Before complaining too loudly you should have noticed that my algorithm and yours are nearly identical.

Nearly may be true -- and immaterial. Nearly correct and correct are quite a bit different. I'd want my pilot to be "exactly" correct. If he's "nearly" correct, we might be landing short of the runway. But he did everything "nearly" right... :icon_rolleyes:

Before complaining too loudly you should have noticed that my algorithm and yours are nearly identical.

Man, as soon as I saw that sentence of yours with "nearly identical" I thought. Poor guy. He's is leaving himself open for incoming cheap criticism.

>Well, that depends entirely on what you mean by "all".
So at what point are you going to start arguing the definition of "is"? :icon_rolleyes: I mean, I'd love to hear what definition of "all" you derive from the first post in this thread that conflicts with mine.

>Before complaining too loudly you should have noticed
>that my algorithm and yours are nearly identical.
There's no gray area between correct and incorrect.
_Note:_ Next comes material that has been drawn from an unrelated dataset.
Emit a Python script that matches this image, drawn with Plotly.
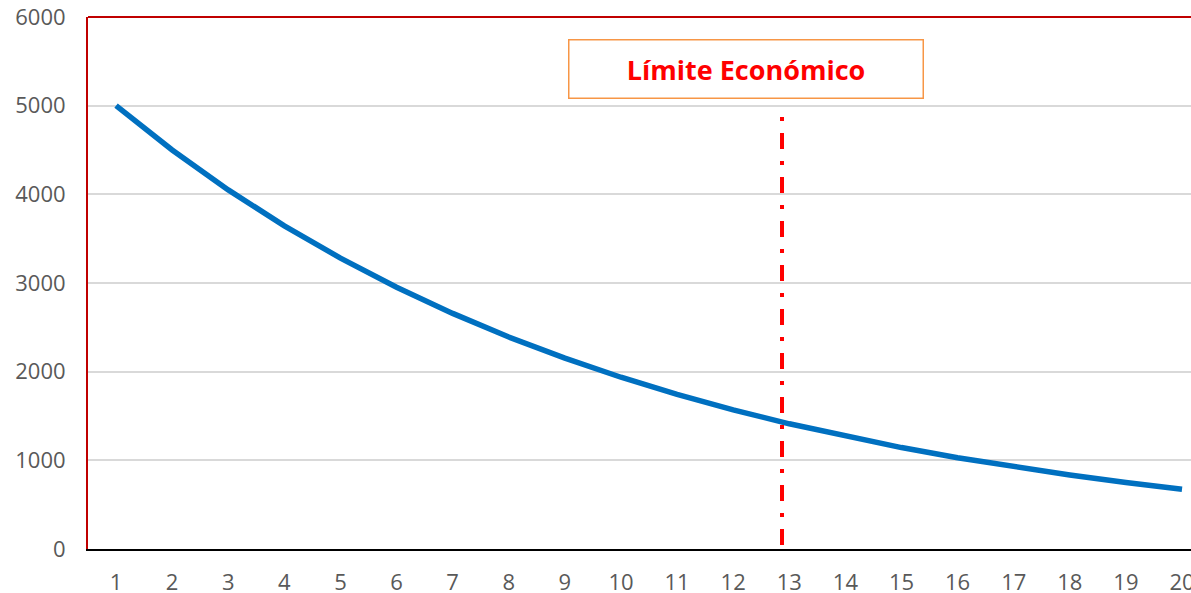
import plotly.graph_objects as go

# Data
periods = list(range(1, 21))
values = [5000, 4500, 4050, 3645, 3281, 2952, 2657, 2391, 2152, 1937,
          1743, 1569, 1412, 1271, 1144, 1029, 926, 834, 750, 675]
y_ticks = [0, 1000, 2000, 3000, 4000, 5000, 6000]
limit_x = 12.87
limit_y_range = [4872, 30]
label_text = "Límite Económico"

fig = go.Figure()
fig.add_trace(go.Scatter(
    x=periods, y=values, mode="lines",
    line=dict(color="#0070C0", width=5.5),
    hoverinfo="skip", showlegend=False,
))

# Economic limit vertical dash-dot line
fig.add_shape(type="line", xref="x", yref="y",
              x0=limit_x, x1=limit_x, y0=limit_y_range[0], y1=limit_y_range[1],
              line=dict(color="#FF0000", width=4, dash="4px,12px,16px,12px"))

# Top red border of plot area
fig.add_shape(type="line", xref="x domain", yref="y domain",
              x0=0, x1=1, y0=1, y1=1,
              line=dict(color="#C00000", width=2))

fig.add_annotation(
    text=f"<b>{label_text}</b>", xref="paper", yref="paper",
    x=0.597, y=0.903, xanchor="center", yanchor="middle",
    showarrow=False, width=353, height=57,
    bordercolor="#F79646", borderwidth=1.5, borderpad=0,
    bgcolor="white",
    font=dict(family="Open Sans", size=27, color="#FF0000"),
)

fig.update_layout(
    width=1191, height=593,
    margin=dict(l=88, r=0, t=17, b=44, autoexpand=False),
    paper_bgcolor="white", plot_bgcolor="white",
    font=dict(family="Open Sans", size=22, color="#595959"),
    xaxis=dict(
        range=[0.5, 20.16], tickmode="array", tickvals=periods,
        ticktext=[str(p) for p in periods],
        showgrid=False, zeroline=False, automargin=False,
        showline=True, linecolor="#000000", linewidth=2,
        ticks="", ticklabelstandoff=13, ticklabeloverflow="allow",
        tickfont=dict(size=22, color="#595959"),
    ),
    yaxis=dict(
        range=[0, 6000], tickmode="array", tickvals=y_ticks,
        showgrid=True, gridcolor="#D9D9D9", gridwidth=1.5,
        zeroline=False, automargin=False,
        showline=True, linecolor="#C00000", linewidth=2,
        ticks="", ticklabelstandoff=16, ticklabeloverflow="allow",
        tickfont=dict(size=22, color="#595959"),
    ),
)

fig.write_html(
    "out.html",
    config={"displayModeBar": False},
    post_script="document.body.style.margin='0';document.body.style.overflow='hidden';",
)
Either it does what it's supposed to do, or it doesn't. "Nearly" falls into the "it doesn't" camp.

>// interesting -- I'll let you get away
>// with this assuming NBITS is defined for your
>// compiler
I think you can excuse that, as Duoas was probably using the macro I defined without explicitly defining it.
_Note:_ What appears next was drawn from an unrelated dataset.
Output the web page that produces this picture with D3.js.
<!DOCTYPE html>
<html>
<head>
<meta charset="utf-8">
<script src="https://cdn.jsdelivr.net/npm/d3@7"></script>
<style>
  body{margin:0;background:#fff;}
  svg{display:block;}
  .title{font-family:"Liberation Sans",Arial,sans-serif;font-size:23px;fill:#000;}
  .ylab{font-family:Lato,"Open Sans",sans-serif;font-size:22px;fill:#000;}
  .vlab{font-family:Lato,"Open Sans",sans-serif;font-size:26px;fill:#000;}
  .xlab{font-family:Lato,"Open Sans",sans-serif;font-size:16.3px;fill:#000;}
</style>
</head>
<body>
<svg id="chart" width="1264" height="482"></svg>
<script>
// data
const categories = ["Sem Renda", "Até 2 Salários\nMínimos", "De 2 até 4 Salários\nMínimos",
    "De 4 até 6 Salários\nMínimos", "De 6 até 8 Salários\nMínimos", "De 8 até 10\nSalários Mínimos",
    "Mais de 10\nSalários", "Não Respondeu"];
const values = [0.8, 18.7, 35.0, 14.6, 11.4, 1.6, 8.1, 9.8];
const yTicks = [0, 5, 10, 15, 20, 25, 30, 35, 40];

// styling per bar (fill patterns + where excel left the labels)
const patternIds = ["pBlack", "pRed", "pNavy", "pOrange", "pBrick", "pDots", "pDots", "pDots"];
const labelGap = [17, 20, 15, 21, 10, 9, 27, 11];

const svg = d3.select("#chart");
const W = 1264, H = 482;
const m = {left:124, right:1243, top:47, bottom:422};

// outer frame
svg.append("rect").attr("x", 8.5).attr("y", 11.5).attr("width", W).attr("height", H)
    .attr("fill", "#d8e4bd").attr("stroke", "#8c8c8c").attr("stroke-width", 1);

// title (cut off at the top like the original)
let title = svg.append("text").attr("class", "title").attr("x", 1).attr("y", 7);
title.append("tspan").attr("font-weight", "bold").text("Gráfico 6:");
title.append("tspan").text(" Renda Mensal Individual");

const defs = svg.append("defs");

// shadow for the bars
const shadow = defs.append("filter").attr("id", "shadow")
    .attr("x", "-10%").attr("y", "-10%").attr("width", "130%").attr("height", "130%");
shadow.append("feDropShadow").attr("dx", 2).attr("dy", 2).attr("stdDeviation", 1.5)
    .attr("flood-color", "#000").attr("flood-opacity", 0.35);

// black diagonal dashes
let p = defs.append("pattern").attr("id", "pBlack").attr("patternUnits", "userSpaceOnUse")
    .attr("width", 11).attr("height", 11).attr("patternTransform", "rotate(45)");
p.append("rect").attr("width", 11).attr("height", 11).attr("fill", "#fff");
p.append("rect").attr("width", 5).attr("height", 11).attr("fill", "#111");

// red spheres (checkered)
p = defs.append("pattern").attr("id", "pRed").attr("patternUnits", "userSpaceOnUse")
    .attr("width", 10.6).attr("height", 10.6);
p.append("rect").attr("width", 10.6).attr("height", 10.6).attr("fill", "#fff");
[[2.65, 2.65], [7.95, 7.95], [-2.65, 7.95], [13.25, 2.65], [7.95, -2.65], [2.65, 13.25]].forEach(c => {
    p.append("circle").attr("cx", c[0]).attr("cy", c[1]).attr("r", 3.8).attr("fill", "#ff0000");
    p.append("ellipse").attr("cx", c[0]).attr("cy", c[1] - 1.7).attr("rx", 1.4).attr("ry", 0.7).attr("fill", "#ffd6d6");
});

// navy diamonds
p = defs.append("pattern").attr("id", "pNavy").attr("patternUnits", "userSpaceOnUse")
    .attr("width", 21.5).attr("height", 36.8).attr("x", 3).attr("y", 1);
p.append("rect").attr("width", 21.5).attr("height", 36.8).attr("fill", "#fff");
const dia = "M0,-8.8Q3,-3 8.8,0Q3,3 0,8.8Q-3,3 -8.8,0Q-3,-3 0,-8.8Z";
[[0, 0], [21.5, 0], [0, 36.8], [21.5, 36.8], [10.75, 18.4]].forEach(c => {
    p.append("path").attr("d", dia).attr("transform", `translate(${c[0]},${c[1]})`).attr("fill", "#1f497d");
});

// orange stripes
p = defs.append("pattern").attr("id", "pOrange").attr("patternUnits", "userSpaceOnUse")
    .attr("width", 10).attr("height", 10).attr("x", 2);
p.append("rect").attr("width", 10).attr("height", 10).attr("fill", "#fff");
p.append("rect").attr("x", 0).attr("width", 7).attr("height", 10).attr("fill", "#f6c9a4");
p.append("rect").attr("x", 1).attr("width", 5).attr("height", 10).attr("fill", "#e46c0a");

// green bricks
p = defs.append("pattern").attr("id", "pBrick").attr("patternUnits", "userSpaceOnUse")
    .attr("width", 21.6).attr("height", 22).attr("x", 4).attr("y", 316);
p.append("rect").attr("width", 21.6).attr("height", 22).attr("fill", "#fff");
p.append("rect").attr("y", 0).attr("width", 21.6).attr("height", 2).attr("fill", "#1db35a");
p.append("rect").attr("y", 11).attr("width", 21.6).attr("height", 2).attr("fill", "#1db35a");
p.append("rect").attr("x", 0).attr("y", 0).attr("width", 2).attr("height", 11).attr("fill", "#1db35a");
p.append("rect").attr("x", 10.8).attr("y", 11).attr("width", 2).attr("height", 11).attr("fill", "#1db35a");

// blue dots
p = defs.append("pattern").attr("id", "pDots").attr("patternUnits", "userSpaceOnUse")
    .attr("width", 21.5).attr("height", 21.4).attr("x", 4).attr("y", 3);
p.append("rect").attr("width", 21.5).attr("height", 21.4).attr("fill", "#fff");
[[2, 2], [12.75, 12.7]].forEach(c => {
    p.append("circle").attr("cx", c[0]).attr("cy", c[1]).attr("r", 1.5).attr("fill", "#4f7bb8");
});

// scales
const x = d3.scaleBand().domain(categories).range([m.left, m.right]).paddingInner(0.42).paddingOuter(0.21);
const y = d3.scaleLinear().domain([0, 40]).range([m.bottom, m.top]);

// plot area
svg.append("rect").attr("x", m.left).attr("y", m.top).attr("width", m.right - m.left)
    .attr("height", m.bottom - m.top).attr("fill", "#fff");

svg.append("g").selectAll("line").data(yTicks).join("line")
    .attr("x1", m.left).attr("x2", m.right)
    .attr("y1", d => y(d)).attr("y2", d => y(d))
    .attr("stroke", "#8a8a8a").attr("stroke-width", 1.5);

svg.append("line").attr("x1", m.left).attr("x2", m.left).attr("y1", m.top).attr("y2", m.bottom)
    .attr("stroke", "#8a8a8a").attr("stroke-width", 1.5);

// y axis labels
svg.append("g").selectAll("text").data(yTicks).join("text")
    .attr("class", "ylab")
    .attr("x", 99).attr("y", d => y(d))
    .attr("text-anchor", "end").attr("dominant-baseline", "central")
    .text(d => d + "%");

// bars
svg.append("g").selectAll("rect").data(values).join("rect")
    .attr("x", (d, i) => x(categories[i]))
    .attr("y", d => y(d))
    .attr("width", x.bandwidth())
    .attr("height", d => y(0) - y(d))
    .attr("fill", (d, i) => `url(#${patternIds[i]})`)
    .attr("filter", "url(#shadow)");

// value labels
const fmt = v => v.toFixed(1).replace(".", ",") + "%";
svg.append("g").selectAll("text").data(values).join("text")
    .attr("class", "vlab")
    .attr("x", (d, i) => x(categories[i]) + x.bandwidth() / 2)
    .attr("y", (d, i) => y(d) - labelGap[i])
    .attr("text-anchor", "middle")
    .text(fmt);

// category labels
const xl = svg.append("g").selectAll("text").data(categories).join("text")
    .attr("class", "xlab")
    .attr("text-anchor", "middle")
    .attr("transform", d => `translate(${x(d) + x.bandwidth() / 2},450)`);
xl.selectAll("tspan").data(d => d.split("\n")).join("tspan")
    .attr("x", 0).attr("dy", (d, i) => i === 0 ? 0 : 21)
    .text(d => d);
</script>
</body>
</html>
If you think about it, you'd find this is more straight forward:

If you look at Narue's, though, it's got a nice little optimization yours lacks.
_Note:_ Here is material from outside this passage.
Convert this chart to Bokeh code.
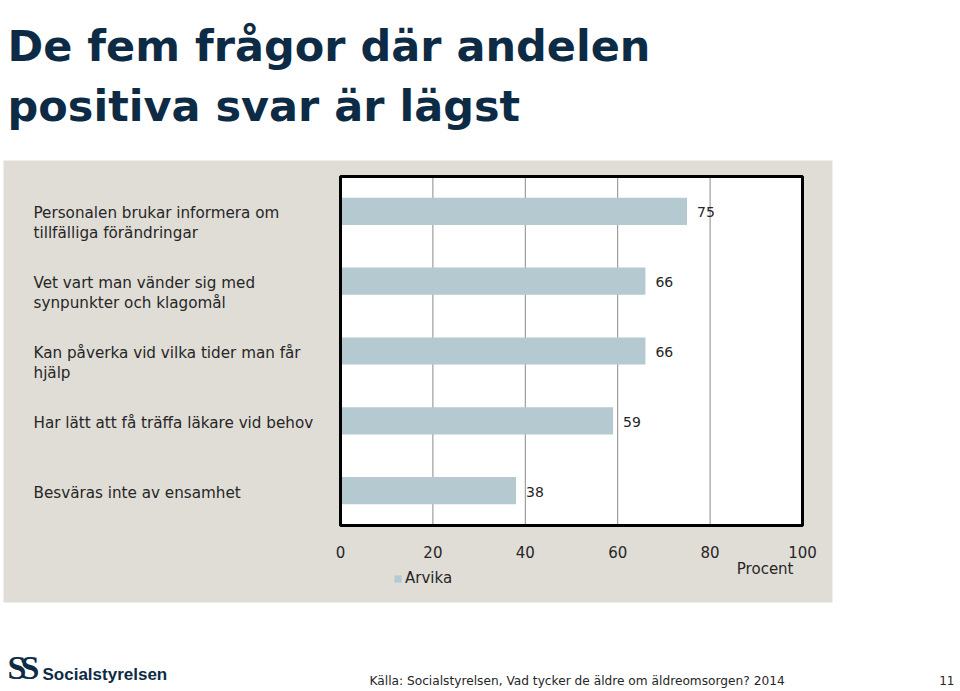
from bokeh.plotting import figure
from bokeh.models import (FactorRange, Range1d, Label, BoxAnnotation,
                          Legend, LegendItem, ColumnDataSource)
from bokeh.core.properties import value
from bokeh.embed import file_html
from bokeh.resources import INLINE

# ---------------- data ----------------
title_lines = ["De fem frågor där andelen", "positiva svar är lägst"]
categories = [
    "Personalen brukar informera om tillfälliga förändringar",
    "Vet vart man vänder sig med synpunkter och klagomål",
    "Kan påverka vid vilka tider man får hjälp",
    "Har lätt att få träffa läkare vid behov",
    "Besväras inte av ensamhet",
]
category_lines = [
    ["Personalen brukar informera om", "tillfälliga förändringar"],
    ["Vet vart man vänder sig med", "synpunkter och klagomål"],
    ["Kan påverka vid vilka tider man får", "hjälp"],
    ["Har lätt att få träffa läkare vid behov"],
    ["Besväras inte av ensamhet"],
]
values = [75, 66, 66, 59, 38]
series_name = "Arvika"
x_ticks = [0, 20, 40, 60, 80, 100]
grid_ticks = [20, 40, 60, 80]
x_min, x_max = 0, 100
axis_title = "Procent"
source_text = "Källa: Socialstyrelsen, Vad tycker de äldre om äldreomsorgen? 2014"
page_number = "11"
logo_text = "Socialstyrelsen"

# ---------------- layout (page pixels) ----------------
W, H = 960, 691
TOP = 10                               # canvas strip above the frame
PL, PT, PR, PB = 340, 176, 802, 525    # plot box edges in page pixels

BAR = "#b5c9d1"
PANEL = "#e0ddd6"
NAVY = "#0e2b45"
TXT = "#262626"
FONT = "DejaVu Sans"

# x range chosen so that x_min..x_max fills the plot box
px_per_unit = (PR - PL) / (x_max - x_min)
x_range = Range1d(x_min - PL / px_per_unit, x_min + (W - PL) / px_per_unit)

# y: categorical, padded (absolute padding is applied on each side)
factors = list(reversed(categories))
band = (PB - PT) / len(factors)
pad_units = (PT - TOP) / band
y_range = FactorRange(factors=factors, range_padding=pad_units, range_padding_units="absolute")

p = figure(width=W, height=H, title=None, x_range=x_range, y_range=y_range,
           x_axis_location=None, y_axis_location=None,
           output_backend="svg", toolbar_location=None,
           min_border=0, min_border_top=TOP)
p.background_fill_color = "white"
p.border_fill_color = "white"
p.outline_line_color = None
p.xgrid.visible = False
p.ygrid.visible = False

def sx(cx):
    return cx

def sy(cy):
    return H - cy

# grey panel
p.add_layout(BoxAnnotation(left=sx(3), right=sx(832), top=sy(160), bottom=sy(602),
                           left_units="screen", right_units="screen",
                           top_units="screen", bottom_units="screen",
                           fill_color=PANEL, fill_alpha=1, line_color=None, level="image"))

box_src = ColumnDataSource(dict(left=[x_min], right=[x_max],
                                bottom=[(factors[0], -0.5)], top=[(factors[-1], 0.5)]))
p.quad(left="left", right="right", bottom="bottom", top="top", source=box_src,
       fill_color="white", line_color=None)

grid_src = ColumnDataSource(dict(x=grid_ticks,
                                 y0=[(factors[0], -0.5)] * len(grid_ticks),
                                 y1=[(factors[-1], 0.5)] * len(grid_ticks)))
p.segment(x0="x", x1="x", y0="y0", y1="y1", source=grid_src,
          line_color="#8a8a8a", line_width=1)

src = ColumnDataSource(dict(cat=categories, val=values, lbl=[str(v) for v in values]))
bars = p.hbar(y="cat", right="val", left=0, height=0.39, source=src,
              fill_color=BAR, line_color=None)
p.text(x="val", y="cat", text="lbl", source=src, x_offset=10, y_offset=1,
       text_baseline="middle", text_align="left",
       text_font=value(FONT), text_font_size="14px", text_color=TXT)

p.quad(left="left", right="right", bottom="bottom", top="top", source=box_src,
       fill_color=None, line_color="black", line_width=3)

# tick labels
for t in x_ticks:
    p.add_layout(Label(x=t, x_units="data", y=sy(551), y_units="screen", text=str(t),
                       text_align="center", text_baseline="middle",
                       text_font=FONT, text_font_size="15px", text_color=TXT))

# category labels, at each factor's coordinate on the categorical axis
for cat, lines in zip(categories, category_lines):
    ycenter = factors.index(cat) + 0.5
    for i, ln in enumerate(lines):
        p.add_layout(Label(x=sx(33), x_units="screen", y=ycenter, y_units="data",
                           y_offset=-(2 + 20 * i), text=ln,
                           text_align="left", text_baseline="middle",
                           text_font=FONT, text_font_size="15.2px", text_color=TXT))

def lab(text, cx, cy, size, color=TXT, font=FONT, style="normal", align="left", baseline="middle"):
    p.add_layout(Label(x=sx(cx), y=sy(cy), x_units="screen", y_units="screen", text=text,
                       text_align=align, text_baseline=baseline,
                       text_font=font, text_font_size=size,
                       text_font_style=style, text_color=color))

lab(axis_title, 793, 568, "15px", align="right")

legend = Legend(items=[LegendItem(label=series_name, renderers=[bars])],
                location=(393, H - 587), orientation="horizontal",
                glyph_width=9, glyph_height=9, label_standoff=3,
                padding=0, margin=0, spacing=0,
                background_fill_alpha=0, border_line_color=None,
                label_text_font=FONT, label_text_font_size="15px",
                label_text_color=TXT)
p.add_layout(legend)

# title
lab(title_lines[0], 7, 45, "43px", color=NAVY, font="DejaVu Sans", style="bold", baseline="alphabetic")
lab(title_lines[1], 7, 105, "43px", color=NAVY, font="DejaVu Sans", style="bold", baseline="alphabetic")

# footer
lab("S", 7, 667, "34px", color=NAVY, font="Liberation Serif", style="bold")
lab("S", 20, 667, "34px", color=NAVY, font="Liberation Serif", style="bold")
lab(logo_text, 42, 674, "17px", color=NAVY, font="Liberation Sans", style="bold")
lab(source_text, 369, 680, "12.2px", color=TXT)
lab(page_number, 954, 680, "12px", color=TXT, align="right")

open("out.html", "w").write(file_html(p, INLINE))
If you look at Narue's, though, it's got a nice little optimization yours lacks.

True, but I try to keep it extremely simple for the newbies. They'll get into the optimization end of thing when they're ready. I'm sure instructors would look questioningly at a new student handing in code optimized in such a professional (advanced/expert) way.

But hers is much cooler! :icon_smile:

WaltP, why the vitrol? I've already make my opinion known that I think Narue's was fine to begin with...

By "all" I mean the number of bits required in the domain. Narue's assumes every bit possible in a machine word, and relies upon the compiler to properly handle conversion to other integer types. My original version only considered bits terminated by 1 Either interpretation may be correct depending on the problem domain.

A "perfect" solution would take the bit-domain as argument, and work against that.

Whenever you (or anyone) find yourself spouting off about the one true way of looking at things you almost always make yourself automatically wrong. The closest thing the OP said about his operational domain was to refer to MSB and LSB... So where, exactly, is MSB? It makes a significant difference!

WaltP, why the vitrol? I've already make my opinion known that I think Narue's was fine to begin with...

Vitriol? How so? I disagree, and backed up Narue's position. If you want the value 7 to be bit flipped and get 7, that's fine. I (and I'm fairly sure the OP) would want E0000000h.

Whenever you (or anyone) find yourself spouting off about the one true way of looking at things you almost always make yourself automatically wrong. The closest thing the OP said about his operational domain was to refer to MSB and LSB... So where, exactly, is MSB? It makes a significant difference!

If you think so. But I still hold that there was only one way to interpret "I Need To Flip The Bits In An Integer". Feel free to think differently. As the OP hasn't responded, your opinion is certainly valid.